How long is an E cam open for at it's peak HP engine speed? About 0.000105983 seconds. How much air can flow through a 32 mm port in that time?
~.4 liters. (Note that I've assumed that the flow profile is like a trapazoid with 1/3 of the time at full lift, 1/3 on the ramp up and 1/3 on the ramp down. So the flow over that time would be equal to 2/3 of the flow * time: (1/3T + .5(1/3)T + .5(1/3)T)
What is the capacity of a single 2.4 liter engine's cylinder?
.4 liters.
Hmmm....
What happens if you put an S cam into that engine? Well the extra lift of the S cam won't provide any benefit over an E cam since an E cam's lift is .408 and an S's is .459 since a 32 mm port doesn't flow any more air at .459 inches of lift then it does at .408. But it does have more duration and overlap. At the same engine speed an S cam would have the valve open for 0.000114103 seconds. Going through the same math results in .43 liters of air being available for a .4 liter cylinder. So chances are the S cam would not quite be starting to run out of air at 6500 RPM like an E cam would. If you look at 6800 RPM where an S cam seems to peak, once again the ports would allow .41 liters of air into the cylinder which is within 3% of the cylinder capacity. Since the engine will be allowing full cylinder filling at a 5% higher engine speed, I'm guessing that maybe the engine will make 5% more HP or about 8.25 HP for a total of 173 HP. Keep in mind that you will lose some flexility at the bottom end since the torque peak will increase from an E's 6200 RPM to an S's 6500 RPM.
Now I've always maintained that the 2.7RS (which uses an S cam) was also port constrained even though it was using 36 mm ports.
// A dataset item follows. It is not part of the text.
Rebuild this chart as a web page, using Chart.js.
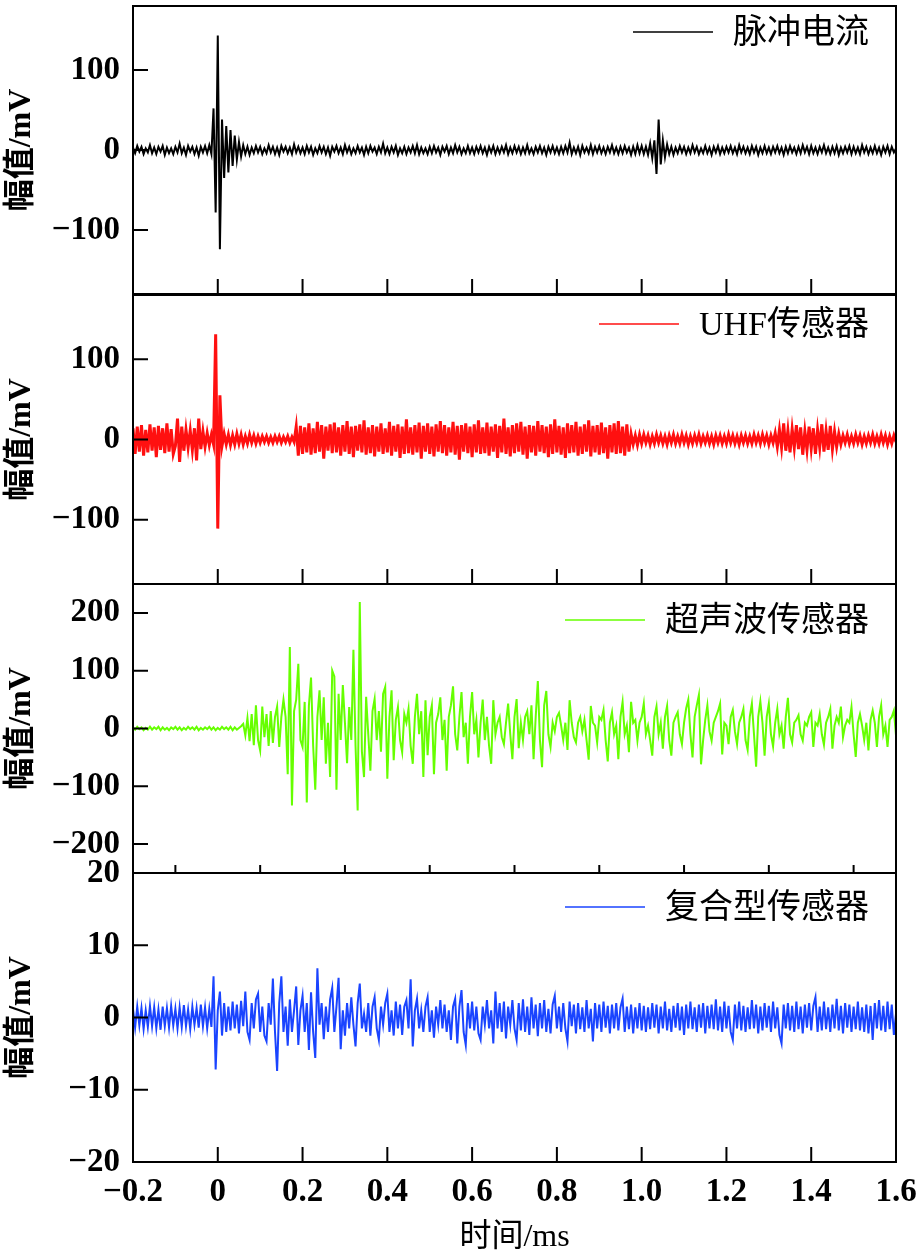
<!DOCTYPE html>
<html><head><meta charset="utf-8">
<script src="https://cdn.jsdelivr.net/npm/chart.js@4.4.1/dist/chart.umd.min.js"></script>
<style>
html,body{margin:0;padding:0;background:#fff;width:919px;height:1254px;overflow:hidden;position:relative}
canvas{position:absolute;left:0;top:-60px}
</style></head><body>
<canvas id="c1" width="919" height="1314"></canvas>
<canvas id="c2" width="919" height="1314"></canvas>
<canvas id="c3" width="919" height="1314"></canvas>
<canvas id="c4" width="919" height="1314"></canvas>
<script>
// ---- data ----
const timeStartMs = -0.2;
const timeStepMs = 0.005;
const xTickValues = [-0.2, 0, 0.2, 0.4, 0.6, 0.8, 1.0, 1.2, 1.4, 1.6];
const xTickLabels = ['\u22120.2', '0', '0.2', '0.4', '0.6', '0.8', '1.0', '1.2', '1.4', '1.6'];
const xMinorTickValues = [-0.1, 0.1, 0.3, 0.5, 0.7, 0.9, 1.1, 1.3, 1.5];
const seriesNames = ['脉冲电流', 'UHF传感器', '超声波传感器', '复合型传感器'];
const yTicksPulse = [-100, 0, 100];
const yTicksUhf = [-100, 0, 100];
const yTicksUltra = [-200, -100, 0, 100, 200];
const yTicksComposite = [-20, -10, 0, 10, 20];

const pulseCurrent = [
3,-4,5,-2,4,-5,2,-3,6,-4,3,-5,4,-2,5,-6,3,-4,2,-5,
4,-3,8,-4,3,-6,5,-2,4,-5,3,-7,4,-3,5,-4,6,-5,52,-78,
143,-124,38,-35,30,-28,25,-20,18,-12,10,-8,6,-5,4,-6,3,-4,5,-3,
4,-5,2,-4,6,-3,4,-5,3,-6,5,-2,4,-4,3,-5,7,-3,4,-4,
3,-5,5,-3,4,-6,2,-4,5,-3,4,-5,3,-7,4,-2,5,-4,3,-5,
6,-3,4,-5,2,-4,5,-3,3,-6,4,-4,5,-2,3,-5,4,-3,8,-4,
3,-5,4,-3,5,-6,2,-4,4,-5,3,-3,5,-4,6,-5,3,-4,2,-5,
4,-4,5,-3,3,-6,4,-2,5,-5,3,-4,6,-3,4,-5,2,-4,5,-4,
3,-5,4,-3,5,-4,3,-6,4,-3,5,-5,3,-4,4,-3,6,-5,3,-4,
5,-3,4,-5,3,-4,6,-4,2,-5,4,-3,5,-4,3,-6,4,-3,5,-4,
3,-5,4,-4,5,-3,9,-5,3,-4,4,-6,5,-3,3,-4,6,-5,4,-3,
5,-4,3,-5,4,-3,6,-4,3,-5,4,-4,5,-3,3,-6,4,-5,6,-4,
5,-5,4,-6,8,-10,12,-30,38,-18,12,-9,7,-5,4,-6,3,-4,5,-3,
4,-5,3,-4,6,-3,4,-5,2,-4,5,-4,3,-6,4,-3,5,-5,3,-4,
4,-3,5,-4,3,-5,6,-3,4,-4,3,-5,5,-3,4,-6,3,-4,5,-4,
3,-5,4,-3,5,-4,3,-6,4,-4,5,-3,3,-5,4,-4,6,-3,4,-5,
5,-4,3,-5,4,-3,6,-4,3,-5,4,-4,5,-6,3,-4,4,-3,5,-5,
4,-4,3,-5,6,-3,4,-5,3,-4,5,-4,3,-6,4,-3,5,-5,4,-3,
2];

const uhfSensor = [
14,-18,16,-15,18,-20,12,-16,19,-14,15,-22,17,-13,14,-17,20,-15,13,-18,
-8,26,-28,16,-14,12,-10,11,-13,14,-26,26,-12,10,-9,8,-7,6,-6,131,
-111,55,-8,7,-6,6,-7,5,-6,7,-5,6,-6,4,-5,6,-4,5,-5,4,
-4,4,-3,4,-4,3,-4,4,-3,4,-4,3,-3,4,-4,3,-3,16,-20,17,
-18,15,-16,20,-19,14,-17,22,-15,18,-24,16,-14,19,-17,21,-16,15,-20,18,
-15,23,-18,16,-22,17,-14,19,-16,24,-19,15,-17,18,-21,16,-15,20,-18,14,
-16,22,-20,17,-15,19,-23,16,-18,25,-17,15,-19,18,-16,21,-24,17,-15,20,
-18,16,-21,19,-15,23,-17,18,-20,15,-16,22,-19,17,-25,18,-15,20,-17,16,
-22,19,-16,24,-18,15,-17,21,-20,16,-15,19,-23,17,-16,26,-18,15,-21,18,
-17,20,-15,22,-19,16,-24,18,-16,17,-20,23,-15,18,-17,16,-22,19,-18,25,
-16,17,-19,15,-23,20,-17,18,-16,22,-20,16,-18,19,-15,24,-21,17,-16,18,
-19,21,-17,15,-24,18,-16,20,-18,23,-17,16,-20,19,-15,7,-6,5,-7,6,
-5,6,-4,5,-6,4,-5,6,-4,5,-5,4,-6,5,-4,6,-5,4,-5,6,
-4,5,-6,4,-5,5,-4,6,-5,4,-4,5,-5,4,-6,5,-4,5,-5,4,
-5,6,-4,5,-5,4,-6,5,-4,5,-5,4,-5,6,-4,5,-5,6,-4,5,
-6,5,-4,8,-9,12,-10,20,-14,11,-16,13,-10,18,-12,15,-19,10,-13,16,
-11,14,-18,12,-10,19,-15,11,-13,17,-12,10,-9,7,-6,5,-4,6,-5,4,
-5,6,-4,5,-6,4,-5,5,-4,6,-5,4,-5,6,-4,5,-6,4,-5,5,
-3];

const ultrasonicSensor = [
2,-2,3,-1,2,-3,1,-2,3,-2,2,-1,3,-3,2,-2,1,-3,2,-1,
3,-2,2,-3,1,-2,3,-1,2,-2,3,-3,1,-2,2,-1,3,-2,2,-3,
1,-2,3,-1,2,-2,3,-3,2,-2,1,4,8,-12,18,-22,25,-29,40,-20,
-38,38,-15,25,-30,30,-25,20,38,-32,20,50,20,-79,141,-133,30,50,112,-20,
-32,46,-128,40,88,-30,-106,20,66,-20,54,-61,10,-84,100,90,-106,60,-20,75,
10,-60,37,-20,136,-30,-142,219,-40,-84,55,-10,-73,30,51,-20,30,-40,60,72,
-87,20,66,-55,15,37,-20,-41,25,10,34,-30,-61,20,60,-10,30,-84,49,-46,
20,40,-79,10,25,54,-20,15,-73,20,40,73,-10,-38,20,63,-15,10,-61,20,
63,-10,15,-50,10,50,-20,20,-30,-61,49,-10,10,20,-15,-27,10,43,-10,-53,
20,51,-34,10,-20,20,30,-10,40,-53,20,82,-20,-67,40,65,-10,-32,10,-5,
20,27,5,-20,10,-37,49,10,-15,-24,10,20,-5,15,-20,-54,39,10,5,-24,
20,15,32,-20,-57,10,28,-10,5,-53,20,46,-10,5,-41,46,10,15,-21,10,
20,43,-10,5,-20,-47,20,38,-10,10,-35,20,39,-20,-47,10,20,28,-10,-27,
10,35,50,-10,-50,20,40,58,-62,-20,15,40,-5,-21,10,20,30,43,-45,10,
5,-27,20,32,-5,-27,10,20,34,-20,-37,20,43,-10,-66,20,47,10,-47,20,
43,-10,-31,10,34,-10,5,-35,20,53,-10,-24,10,15,23,-10,-21,10,5,20,
28,-32,10,5,25,-10,-28,10,20,34,-35,5,20,10,38,-15,5,15,10,37,
-10,-49,10,25,5,-20,10,-38,15,31,10,-32,20,40,-10,5,-32,15,20,31,
-12];

const compositeSensor = [
1.2,-1.4,1.5,-1.1,1.3,-1.6,1.0,-1.3,1.6,-1.2,1.4,-1.5,1.1,-1.7,1.5,-1.2,1.3,-1.4,1.6,-1.1,
1.2,-1.5,1.4,-1.3,1.7,-1.2,1.1,-1.6,1.5,-1.0,1.3,-1.4,1.8,-1.2,1.4,-1.5,1.2,-1.3,5.7,-7.2,
1.0,3.6,-2.5,2.0,-2.0,1.5,-1.8,2.2,-1.5,1.8,-2.2,2.3,-1.2,3.6,-2.0,-3.1,2.0,-1.5,2.5,3.3,
-2.0,1.5,-2.5,-3.3,2.0,-1.0,5.4,-2.0,-7.4,2.0,5.7,-2.0,1.5,-3.9,2.5,-2.0,1.0,4.3,-3.8,1.0,
3.0,-2.0,2.0,-4.5,3.5,-2.0,-5.6,6.8,-1.0,2.0,-3.0,1.5,-2.0,2.5,4.1,-2.0,1.5,5.5,-4.4,1.0,
-2.5,2.0,-1.5,2.8,-1.0,-4.0,2.0,4.7,-1.5,0.5,-2.0,2.0,-2.5,1.5,2.8,-1.5,-3.1,1.5,-1.0,2.0,
3.3,-2.0,1.0,-2.5,2.2,-1.5,1.8,-2.4,1.5,2.4,-1.5,5.3,-4.0,1.0,2.6,-1.5,1.0,-2.0,1.5,2.8,
-2.0,1.0,-2.8,1.5,-1.0,2.4,-1.5,1.8,-2.0,1.0,-3.1,1.5,2.6,-3.6,1.5,3.8,-2.0,-3.8,2.0,-1.5,
2.2,-1.8,1.5,-2.2,-3.1,1.5,-1.0,2.4,-1.5,1.0,-3.6,3.6,-1.5,2.0,-2.0,2.2,-2.9,1.5,-1.0,2.4,
-1.5,-3.1,2.0,-1.8,2.5,-2.0,1.5,-2.4,2.8,-1.5,1.8,-2.6,2.0,-1.5,2.4,-2.0,1.2,-2.2,1.8,3.0,
-1.5,1.5,-2.0,2.0,-1.5,-3.3,2.2,-1.2,1.8,-2.2,2.0,-1.6,1.4,-2.0,2.4,-1.5,1.2,-3.3,2.0,-1.5,
1.8,-2.0,2.2,-1.4,1.6,-2.2,1.8,-1.5,2.0,-1.8,1.4,2.6,-2.0,1.5,-1.6,1.8,-2.2,1.4,-1.5,2.0,
-1.8,1.6,-2.0,1.4,-1.6,2.0,-1.4,1.8,-2.2,1.5,-1.5,2.2,-1.8,1.2,-2.0,1.6,-1.4,2.0,-1.8,1.5,
-2.4,1.8,-1.5,2.2,-1.6,1.4,-2.0,1.8,-1.4,2.0,-2.2,1.6,-1.5,1.8,-1.6,2.5,-1.8,1.5,-2.0,2.2,
-1.5,1.6,-2.0,-3.1,1.8,-1.5,2.2,-1.8,1.6,-2.0,1.4,-1.6,2.4,-1.5,1.8,-2.2,1.5,-1.8,2.0,-1.4,
1.6,-2.0,2.2,-1.5,1.4,-2.4,-3.6,1.8,-1.5,2.0,-1.8,1.6,-2.0,2.2,-1.6,1.5,-2.2,1.8,-1.4,2.0,
-1.8,1.6,2.8,-2.0,1.5,-1.8,2.2,-1.6,1.4,-2.0,1.8,-1.5,2.6,-1.8,1.6,-2.2,2.0,-1.4,1.8,-2.0,
1.5,-1.6,2.2,-1.8,1.4,-2.0,1.8,-2.2,1.6,-3.1,2.0,-1.5,2.4,-1.8,1.6,-2.0,2.2,-1.6,1.8,-2.4,
0.5];

// ---- rendering ----
const LATIN_CJK = '"Liberation Serif", "Noto Sans CJK SC", serif';
Chart.defaults.font.family = LATIN_CJK;
Chart.defaults.color = '#000';

const OFF = 60;                 // canvases start 60px above the page
const W = 919, H = 1254 + OFF;
const PLOT_LEFT = 133, PLOT_RIGHT = 896;

const framePlugin = {
  id: 'frame',
  afterDraw(chart, args, o) {
    const { ctx, chartArea: a, scales } = chart;
    ctx.save();
    ctx.strokeStyle = '#000';
    ctx.lineWidth = 2;
    ctx.strokeRect(a.left, a.top, a.right - a.left, a.bottom - a.top);
    ctx.beginPath();
    o.yTicks.forEach(v => {
      const y = scales.y.getPixelForValue(v);
      ctx.moveTo(a.left, y); ctx.lineTo(a.left + 15, y);
    });
    o.xTicks.forEach(v => {
      const x = scales.x.getPixelForValue(v);
      ctx.moveTo(x, a.bottom); ctx.lineTo(x, a.bottom - o.xTickLen);
    });
    ctx.stroke();
    // legend
    ctx.font = '34px ' + LATIN_CJK;
    ctx.textAlign = 'right';
    ctx.textBaseline = 'middle';
    ctx.fillStyle = '#000';
    const tx = a.right - 27, ty = a.top + o.legendDy;
    ctx.fillText(o.label, tx, ty + 2);
    const w = ctx.measureText(o.label).width;
    ctx.strokeStyle = o.color;
    ctx.lineWidth = 1.5;
    ctx.beginPath();
    ctx.moveTo(tx - w - 20 - 80, ty);
    ctx.lineTo(tx - w - 20, ty);
    ctx.stroke();
    ctx.restore();
  }
};

function fmtTick(v) { return String(v).replace('-', '\u2212'); }

function makeChart(id, values, color, lineW, label, yRange, yTicks, pageTop, pageBottom, showX, xTicks, xTickLen, legendDy) {
  const top = pageTop + OFF, bottom = pageBottom + OFF;
  const pts = values.map((v, i) => ({ x: +(timeStartMs + i * timeStepMs).toFixed(4), y: v }));
  return new Chart(document.getElementById(id), {
    type: 'line',
    data: { datasets: [{ data: pts, borderColor: color, borderWidth: lineW, pointRadius: 0, tension: 0, fill: false }] },
    options: {
      responsive: false, animation: false, devicePixelRatio: 1, parsing: false, normalized: true,
      layout: { padding: { left: 0, right: W - PLOT_RIGHT, top: top, bottom: showX ? 0 : H - bottom } },
      plugins: { legend: { display: false }, tooltip: { enabled: false },
        frame: { yTicks, xTicks, xTickLen, label, color, legendDy } },
      scales: {
        x: {
          type: 'linear', min: -0.2, max: 1.6, display: showX,
          grid: { display: false, drawTicks: true, tickLength: 11 }, border: { display: false },
          afterBuildTicks: s => { s.ticks = xTickValues.map(v => ({ value: v })); },
          afterFit: s => { s.height = showX ? H - bottom : 0; },
          ticks: { padding: 0, autoSkip: false, maxRotation: 0, minRotation: 0, color: '#000',
            font: { size: 33, weight: 'bold' }, callback: (v, i) => xTickLabels[i] },
          title: { display: true, text: '时间/ms', color: '#000', font: { size: 32, lineHeight: 1 }, padding: 0 }
        },
        y: {
          min: yRange[0], max: yRange[1],
          grid: { display: false, drawTicks: false }, border: { display: false },
          afterBuildTicks: s => { s.ticks = yTicks.map(v => ({ value: v })); },
          afterFit: s => { s.width = PLOT_LEFT; },
          ticks: { padding: 13, color: '#000', font: { size: 33, weight: 'bold' }, callback: v => fmtTick(v) },
          title: { display: true, text: '幅值/mV', color: '#000', font: { size: 32, lineHeight: 1, weight: 'bold' }, padding: { top: 6, bottom: 0 } }
        }
      }
    },
    plugins: [framePlugin]
  });
}

makeChart('c1', pulseCurrent, '#000000', 2, seriesNames[0], [-180, 180], yTicksPulse, 6, 294, false, xTickValues, 15, 26);
makeChart('c2', uhfSensor, '#ff1010', 3, seriesNames[1], [-180, 180], yTicksUhf, 295, 584, false, xTickValues, 15, 29);
makeChart('c3', ultrasonicSensor, '#66ff00', 2, seriesNames[2], [-250, 250], yTicksUltra, 584, 873, false, xMinorTickValues, 8, 36);
makeChart('c4', compositeSensor, '#1a44ff', 2, seriesNames[3], [-20, 20], yTicksComposite, 873, 1162, true, xTickValues, 15, 34);
</script>
</body></html>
Repeating the analysis with a 2.7 engine results in the ports flowing .44 liters at 6800 RPM into a cylinder with a capacity of .45 liters. This might explain why 2.7 RS motors don't make proportionally more HP at then a 2.4. The answer is because at peak HP RPM the cylinders aren't getting a full charge of air, thus the BMEP (aka: torque/liter) at that engine speed is less then a 2.4S's. Incidentally at an RS's peak HP speed of 6300 RPM, the ports will flow .48 liters of air into the .45 liter cylinders.